§ DO THIS: Find the string "React" in the data, then copy every line where it is found.

§ STORED RECORDS:
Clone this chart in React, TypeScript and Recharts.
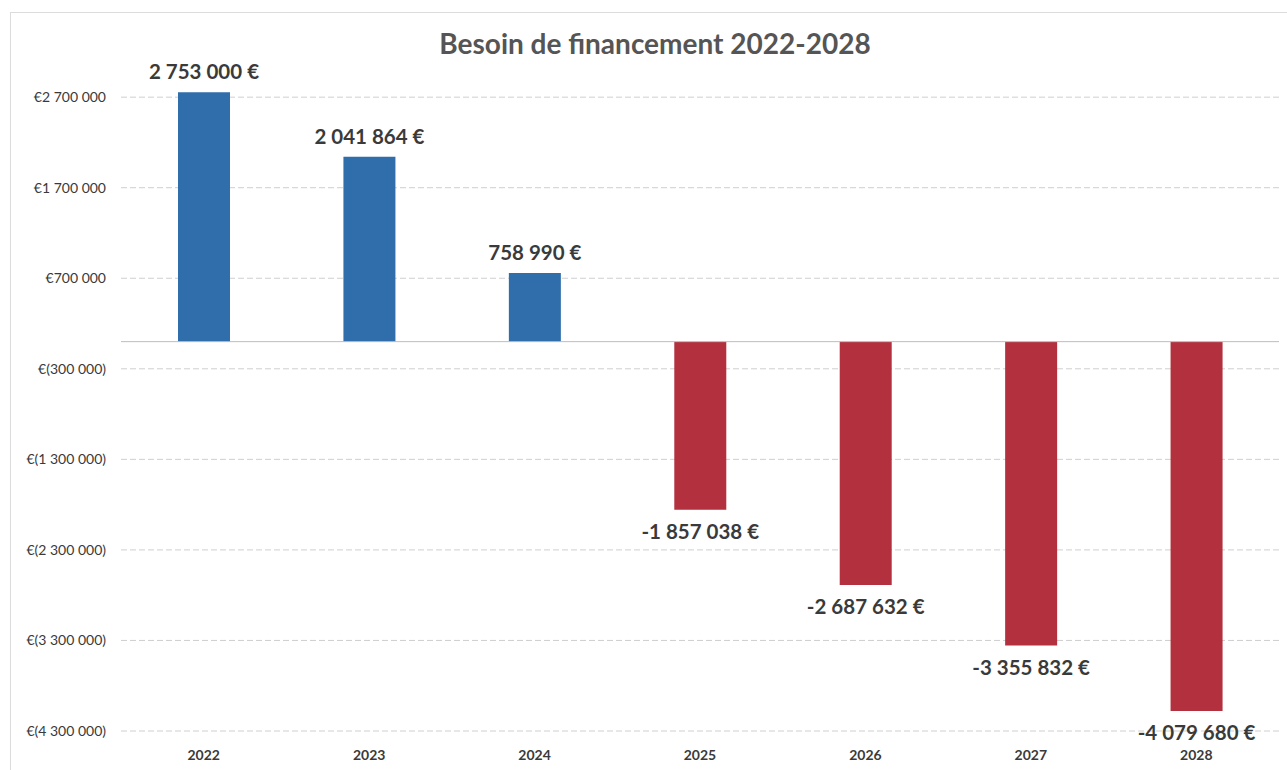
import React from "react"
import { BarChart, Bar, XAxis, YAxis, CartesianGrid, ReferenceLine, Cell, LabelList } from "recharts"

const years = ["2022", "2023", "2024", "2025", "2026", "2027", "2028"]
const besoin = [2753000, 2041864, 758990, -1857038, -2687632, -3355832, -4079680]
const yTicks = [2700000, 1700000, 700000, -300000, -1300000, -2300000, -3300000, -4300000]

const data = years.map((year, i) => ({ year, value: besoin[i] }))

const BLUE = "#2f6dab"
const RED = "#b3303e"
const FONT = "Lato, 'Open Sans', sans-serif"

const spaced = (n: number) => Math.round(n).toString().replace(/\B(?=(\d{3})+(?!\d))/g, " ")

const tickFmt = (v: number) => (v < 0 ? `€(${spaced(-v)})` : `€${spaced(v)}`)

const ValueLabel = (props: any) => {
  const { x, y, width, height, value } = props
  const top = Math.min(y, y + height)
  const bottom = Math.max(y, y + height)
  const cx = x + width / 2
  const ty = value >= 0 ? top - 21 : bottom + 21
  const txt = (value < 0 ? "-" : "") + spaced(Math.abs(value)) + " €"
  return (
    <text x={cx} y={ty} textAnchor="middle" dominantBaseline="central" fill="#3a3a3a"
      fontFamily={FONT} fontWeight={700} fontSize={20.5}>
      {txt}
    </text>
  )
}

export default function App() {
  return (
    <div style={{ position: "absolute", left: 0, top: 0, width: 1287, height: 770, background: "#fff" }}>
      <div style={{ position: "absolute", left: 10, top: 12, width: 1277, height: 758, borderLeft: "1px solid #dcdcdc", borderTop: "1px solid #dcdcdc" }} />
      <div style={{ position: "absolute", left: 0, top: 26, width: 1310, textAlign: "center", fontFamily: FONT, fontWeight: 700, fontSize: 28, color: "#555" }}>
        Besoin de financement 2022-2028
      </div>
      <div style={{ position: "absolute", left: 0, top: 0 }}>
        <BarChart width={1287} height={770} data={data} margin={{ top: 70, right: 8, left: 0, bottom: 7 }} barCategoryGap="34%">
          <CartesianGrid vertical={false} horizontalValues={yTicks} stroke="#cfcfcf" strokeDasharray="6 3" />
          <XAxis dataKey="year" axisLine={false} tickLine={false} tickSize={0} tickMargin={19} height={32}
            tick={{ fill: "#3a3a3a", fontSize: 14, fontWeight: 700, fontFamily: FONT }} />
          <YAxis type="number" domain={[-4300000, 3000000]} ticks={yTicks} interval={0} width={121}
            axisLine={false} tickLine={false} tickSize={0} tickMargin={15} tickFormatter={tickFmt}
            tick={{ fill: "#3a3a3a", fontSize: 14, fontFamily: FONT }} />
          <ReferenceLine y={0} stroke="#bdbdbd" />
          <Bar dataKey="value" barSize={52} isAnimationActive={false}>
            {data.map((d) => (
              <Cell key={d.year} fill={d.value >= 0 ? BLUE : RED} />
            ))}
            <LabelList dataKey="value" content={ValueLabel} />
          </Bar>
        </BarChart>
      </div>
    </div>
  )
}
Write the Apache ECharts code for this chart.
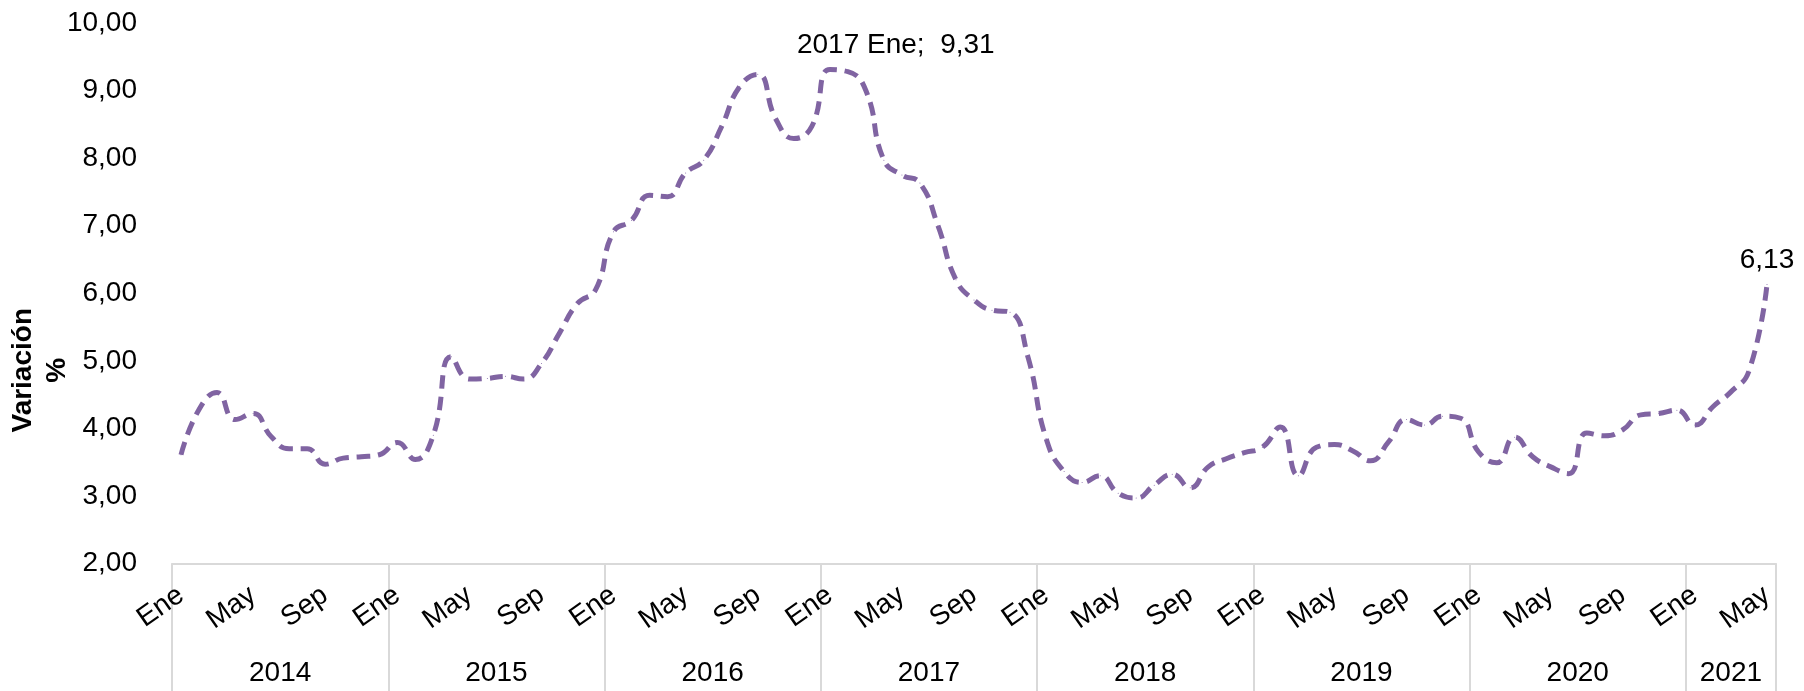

§ RESULT:
Clone this chart in React, TypeScript and Recharts.
import React from "react"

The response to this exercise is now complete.